---- INPUT RECORDS

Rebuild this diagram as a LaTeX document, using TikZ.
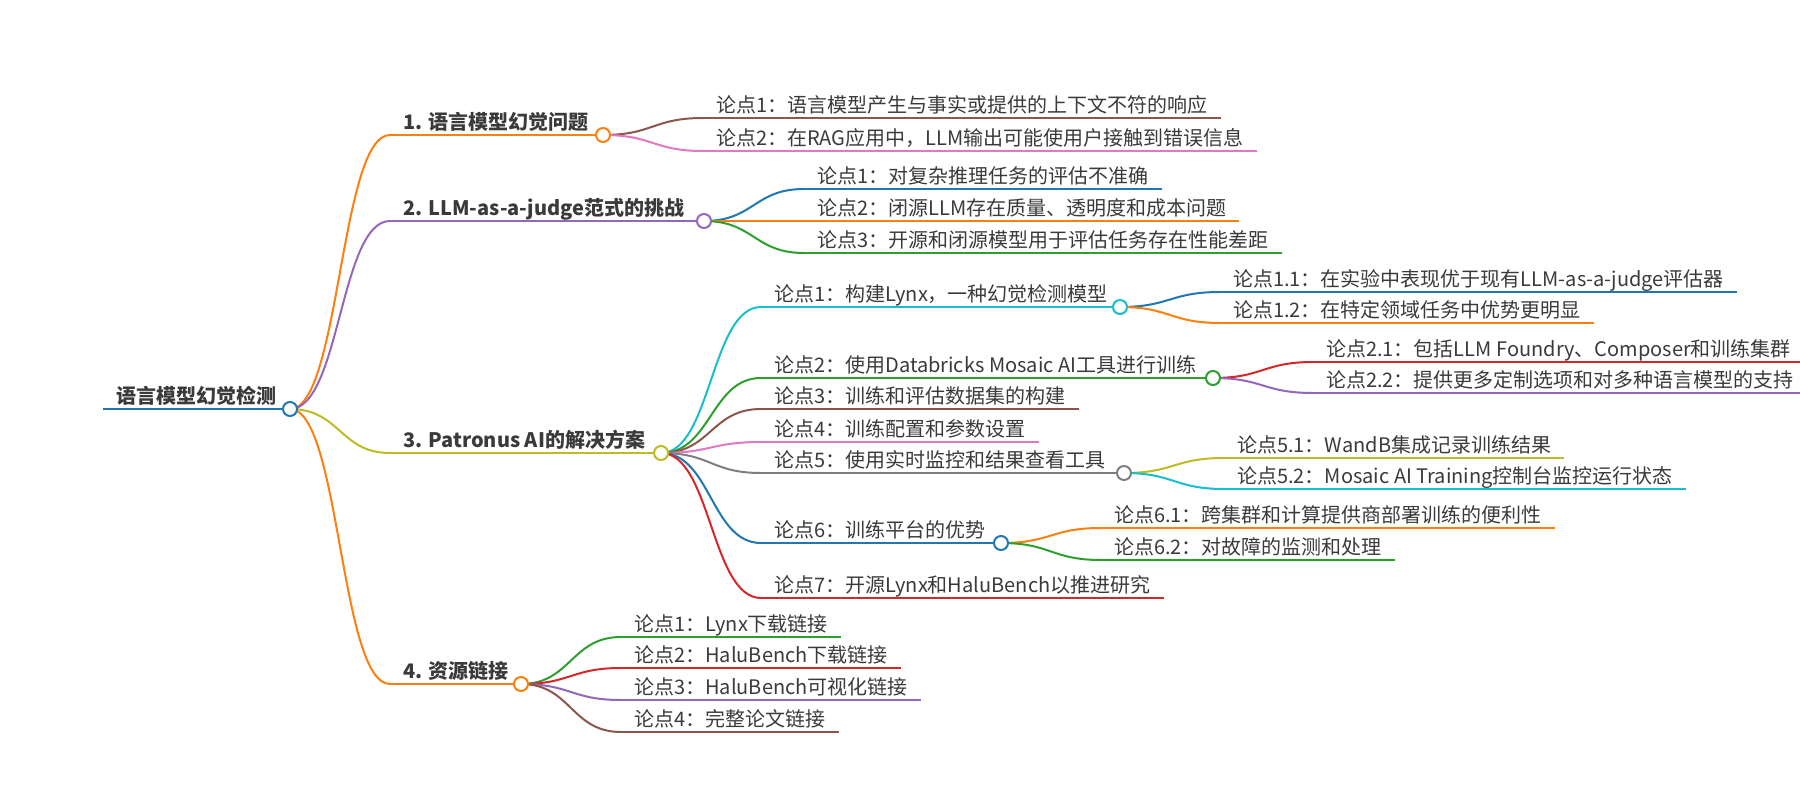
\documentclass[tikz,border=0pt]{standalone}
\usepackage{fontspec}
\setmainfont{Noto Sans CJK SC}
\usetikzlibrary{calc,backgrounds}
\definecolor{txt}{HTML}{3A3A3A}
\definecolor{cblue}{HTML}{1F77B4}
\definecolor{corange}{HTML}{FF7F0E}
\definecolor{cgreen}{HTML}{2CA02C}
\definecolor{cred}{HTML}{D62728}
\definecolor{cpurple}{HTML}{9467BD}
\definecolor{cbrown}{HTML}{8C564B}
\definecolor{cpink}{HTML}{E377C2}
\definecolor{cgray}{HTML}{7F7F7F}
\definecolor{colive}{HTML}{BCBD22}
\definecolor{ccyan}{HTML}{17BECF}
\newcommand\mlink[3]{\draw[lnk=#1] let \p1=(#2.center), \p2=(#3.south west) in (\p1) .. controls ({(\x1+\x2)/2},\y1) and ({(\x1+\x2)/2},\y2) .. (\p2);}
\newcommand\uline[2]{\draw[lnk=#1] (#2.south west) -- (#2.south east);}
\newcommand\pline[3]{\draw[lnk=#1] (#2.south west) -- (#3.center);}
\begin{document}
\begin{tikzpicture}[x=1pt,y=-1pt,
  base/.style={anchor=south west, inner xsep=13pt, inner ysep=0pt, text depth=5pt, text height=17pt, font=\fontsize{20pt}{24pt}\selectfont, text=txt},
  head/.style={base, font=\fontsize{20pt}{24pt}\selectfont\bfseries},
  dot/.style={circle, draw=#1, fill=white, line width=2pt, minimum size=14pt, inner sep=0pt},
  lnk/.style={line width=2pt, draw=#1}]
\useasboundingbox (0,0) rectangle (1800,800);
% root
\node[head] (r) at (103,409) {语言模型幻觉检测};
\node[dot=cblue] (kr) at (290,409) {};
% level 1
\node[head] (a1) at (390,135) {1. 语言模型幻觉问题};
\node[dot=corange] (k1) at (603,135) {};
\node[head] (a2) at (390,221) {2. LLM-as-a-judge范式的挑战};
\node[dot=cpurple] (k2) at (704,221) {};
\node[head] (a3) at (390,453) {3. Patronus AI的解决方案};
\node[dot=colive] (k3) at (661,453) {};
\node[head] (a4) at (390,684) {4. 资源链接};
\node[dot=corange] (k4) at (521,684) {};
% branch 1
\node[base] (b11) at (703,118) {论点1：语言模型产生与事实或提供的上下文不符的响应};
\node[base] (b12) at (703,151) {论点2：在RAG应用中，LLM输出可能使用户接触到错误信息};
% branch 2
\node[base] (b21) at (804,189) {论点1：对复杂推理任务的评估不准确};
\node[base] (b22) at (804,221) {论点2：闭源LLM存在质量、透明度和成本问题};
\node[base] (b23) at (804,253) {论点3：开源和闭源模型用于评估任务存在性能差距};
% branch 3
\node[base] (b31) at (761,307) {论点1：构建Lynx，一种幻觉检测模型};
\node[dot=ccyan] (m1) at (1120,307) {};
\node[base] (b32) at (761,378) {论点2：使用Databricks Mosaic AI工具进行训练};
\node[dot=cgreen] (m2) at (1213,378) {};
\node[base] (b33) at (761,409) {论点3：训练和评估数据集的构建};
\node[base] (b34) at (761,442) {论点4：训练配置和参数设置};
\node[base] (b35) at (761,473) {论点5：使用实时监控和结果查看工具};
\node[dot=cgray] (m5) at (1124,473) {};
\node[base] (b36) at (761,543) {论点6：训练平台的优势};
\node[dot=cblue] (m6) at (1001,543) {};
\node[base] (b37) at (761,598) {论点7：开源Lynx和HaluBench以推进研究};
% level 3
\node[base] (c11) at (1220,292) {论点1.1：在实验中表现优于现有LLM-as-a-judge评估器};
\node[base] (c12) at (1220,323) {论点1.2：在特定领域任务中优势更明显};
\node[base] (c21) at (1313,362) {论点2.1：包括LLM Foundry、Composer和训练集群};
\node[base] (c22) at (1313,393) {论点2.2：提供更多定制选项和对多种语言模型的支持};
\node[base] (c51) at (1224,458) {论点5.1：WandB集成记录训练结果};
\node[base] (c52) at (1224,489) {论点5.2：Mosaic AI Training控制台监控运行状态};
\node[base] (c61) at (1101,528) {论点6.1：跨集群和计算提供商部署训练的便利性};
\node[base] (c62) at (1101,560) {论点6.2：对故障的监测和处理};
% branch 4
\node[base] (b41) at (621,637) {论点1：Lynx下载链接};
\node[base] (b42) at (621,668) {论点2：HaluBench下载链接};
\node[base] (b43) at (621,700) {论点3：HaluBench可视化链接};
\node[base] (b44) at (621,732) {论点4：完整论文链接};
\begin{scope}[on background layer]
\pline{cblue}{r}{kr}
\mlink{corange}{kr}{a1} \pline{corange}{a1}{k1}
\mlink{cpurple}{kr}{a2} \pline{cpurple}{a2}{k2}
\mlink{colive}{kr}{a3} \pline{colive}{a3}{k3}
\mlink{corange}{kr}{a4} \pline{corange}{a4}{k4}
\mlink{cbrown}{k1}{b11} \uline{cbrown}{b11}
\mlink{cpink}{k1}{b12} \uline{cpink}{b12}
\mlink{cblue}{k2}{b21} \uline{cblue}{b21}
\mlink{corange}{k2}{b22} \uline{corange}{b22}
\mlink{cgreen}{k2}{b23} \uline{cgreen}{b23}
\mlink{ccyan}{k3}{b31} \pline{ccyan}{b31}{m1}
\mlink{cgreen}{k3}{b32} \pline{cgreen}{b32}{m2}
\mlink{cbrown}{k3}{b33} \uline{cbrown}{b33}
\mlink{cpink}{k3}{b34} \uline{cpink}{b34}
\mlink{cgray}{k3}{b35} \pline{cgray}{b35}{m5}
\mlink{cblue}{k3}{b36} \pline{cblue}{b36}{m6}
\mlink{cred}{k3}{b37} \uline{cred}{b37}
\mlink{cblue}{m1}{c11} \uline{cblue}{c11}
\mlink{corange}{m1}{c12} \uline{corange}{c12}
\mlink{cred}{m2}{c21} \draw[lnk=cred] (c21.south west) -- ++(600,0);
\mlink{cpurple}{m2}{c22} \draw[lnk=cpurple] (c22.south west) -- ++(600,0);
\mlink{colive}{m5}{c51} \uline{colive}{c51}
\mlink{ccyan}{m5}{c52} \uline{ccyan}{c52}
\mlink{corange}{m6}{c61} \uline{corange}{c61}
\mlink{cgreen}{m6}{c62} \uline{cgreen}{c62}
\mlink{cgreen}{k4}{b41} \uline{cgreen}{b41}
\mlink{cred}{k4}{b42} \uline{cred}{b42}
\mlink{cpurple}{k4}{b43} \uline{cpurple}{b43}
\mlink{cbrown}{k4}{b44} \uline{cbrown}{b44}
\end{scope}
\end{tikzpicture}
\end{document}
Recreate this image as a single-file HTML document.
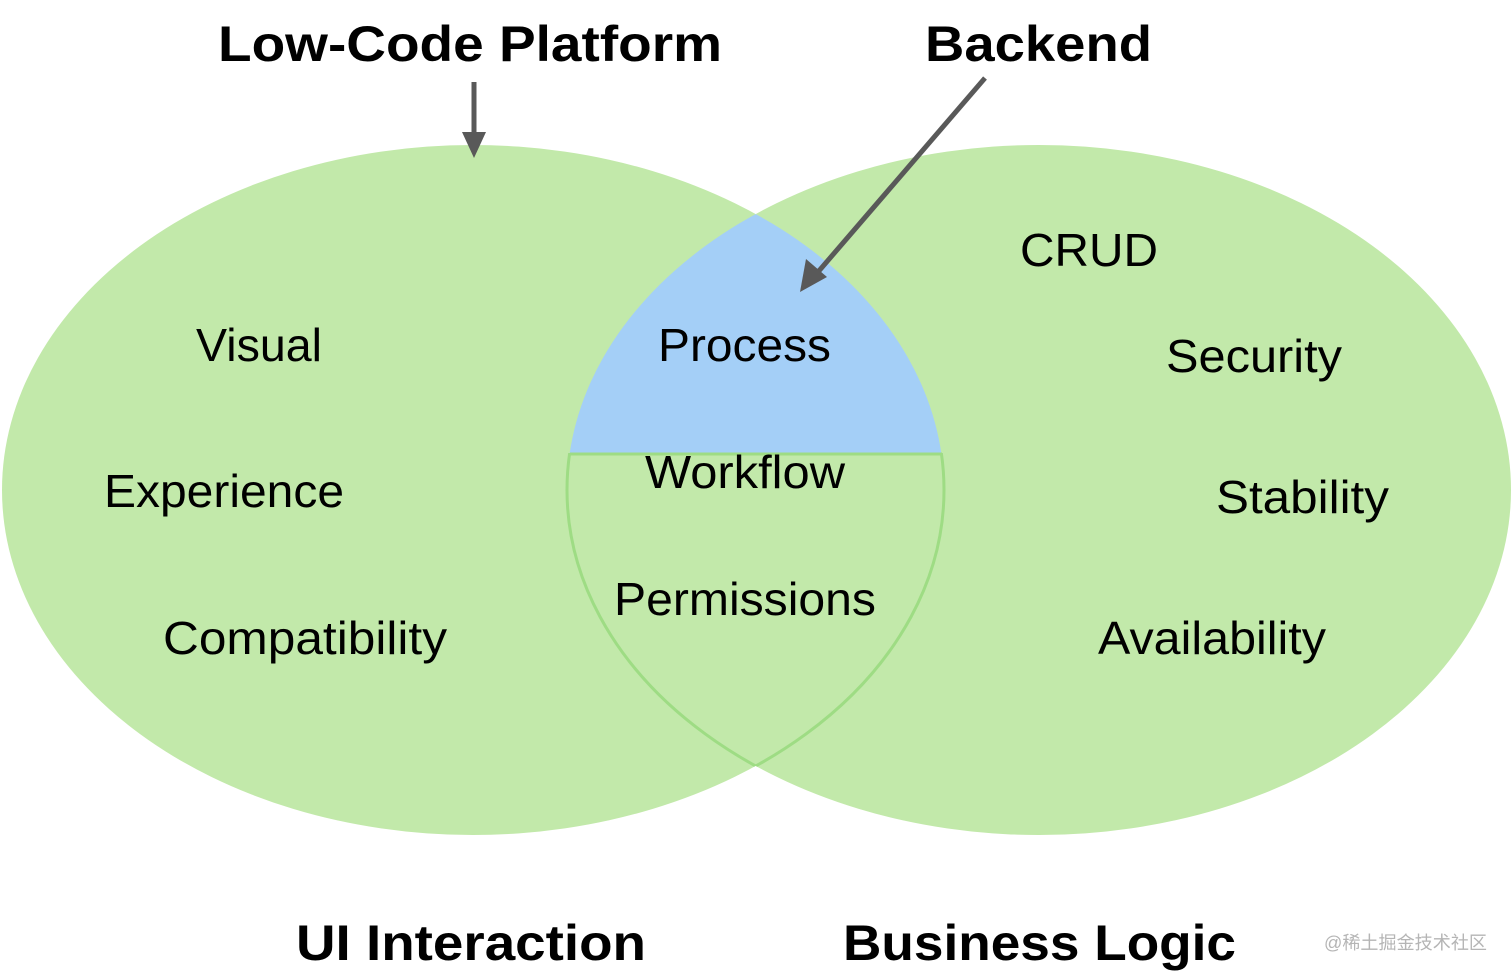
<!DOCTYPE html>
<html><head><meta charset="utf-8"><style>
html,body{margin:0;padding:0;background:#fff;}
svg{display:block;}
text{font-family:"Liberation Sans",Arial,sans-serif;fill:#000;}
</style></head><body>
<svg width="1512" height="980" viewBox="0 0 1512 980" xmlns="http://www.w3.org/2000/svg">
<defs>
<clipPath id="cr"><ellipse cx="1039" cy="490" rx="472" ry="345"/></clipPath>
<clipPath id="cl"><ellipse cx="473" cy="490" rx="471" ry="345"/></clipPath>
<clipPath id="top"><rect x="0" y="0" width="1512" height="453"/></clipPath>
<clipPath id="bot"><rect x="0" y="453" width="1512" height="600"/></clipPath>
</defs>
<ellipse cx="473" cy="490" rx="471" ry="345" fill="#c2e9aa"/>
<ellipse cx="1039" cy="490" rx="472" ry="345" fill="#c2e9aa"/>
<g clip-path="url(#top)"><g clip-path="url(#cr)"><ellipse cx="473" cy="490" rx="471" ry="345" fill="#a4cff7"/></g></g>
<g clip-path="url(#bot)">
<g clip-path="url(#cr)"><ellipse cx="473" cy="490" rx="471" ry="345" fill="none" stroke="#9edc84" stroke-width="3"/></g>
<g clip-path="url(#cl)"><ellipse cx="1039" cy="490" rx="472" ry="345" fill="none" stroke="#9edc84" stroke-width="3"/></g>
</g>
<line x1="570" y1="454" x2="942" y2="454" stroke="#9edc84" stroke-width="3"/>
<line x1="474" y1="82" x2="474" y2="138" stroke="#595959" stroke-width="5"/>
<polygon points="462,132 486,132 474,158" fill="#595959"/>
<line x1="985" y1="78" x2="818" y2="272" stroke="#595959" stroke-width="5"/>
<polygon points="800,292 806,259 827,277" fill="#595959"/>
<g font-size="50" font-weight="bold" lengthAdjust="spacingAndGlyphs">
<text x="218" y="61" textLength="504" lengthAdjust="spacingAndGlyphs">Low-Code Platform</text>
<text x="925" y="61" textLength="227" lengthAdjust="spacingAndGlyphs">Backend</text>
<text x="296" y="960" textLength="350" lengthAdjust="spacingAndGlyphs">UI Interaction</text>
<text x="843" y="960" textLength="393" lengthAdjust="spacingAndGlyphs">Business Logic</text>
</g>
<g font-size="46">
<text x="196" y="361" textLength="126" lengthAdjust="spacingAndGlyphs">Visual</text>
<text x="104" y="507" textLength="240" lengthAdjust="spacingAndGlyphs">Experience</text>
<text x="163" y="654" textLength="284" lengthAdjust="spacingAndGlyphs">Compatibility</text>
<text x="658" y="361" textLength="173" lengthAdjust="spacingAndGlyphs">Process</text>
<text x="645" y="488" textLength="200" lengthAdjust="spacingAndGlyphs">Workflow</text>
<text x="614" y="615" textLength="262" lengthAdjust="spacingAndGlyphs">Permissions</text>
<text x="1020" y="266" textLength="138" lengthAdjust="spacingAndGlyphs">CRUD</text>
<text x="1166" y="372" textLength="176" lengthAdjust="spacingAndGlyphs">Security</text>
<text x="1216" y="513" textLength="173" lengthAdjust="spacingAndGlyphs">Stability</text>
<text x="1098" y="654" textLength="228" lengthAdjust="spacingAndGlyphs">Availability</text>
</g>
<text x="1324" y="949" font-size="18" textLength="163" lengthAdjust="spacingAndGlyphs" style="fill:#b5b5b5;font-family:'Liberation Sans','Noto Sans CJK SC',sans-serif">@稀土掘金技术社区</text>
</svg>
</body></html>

--------

> [SHORT PROBLEM]
Display every line of the listing that contains the string "this".

> [IN RESPONSE]
Rebuild this diagram as a LaTeX document, using TikZ.
Recreate this image as a single-file HTML document.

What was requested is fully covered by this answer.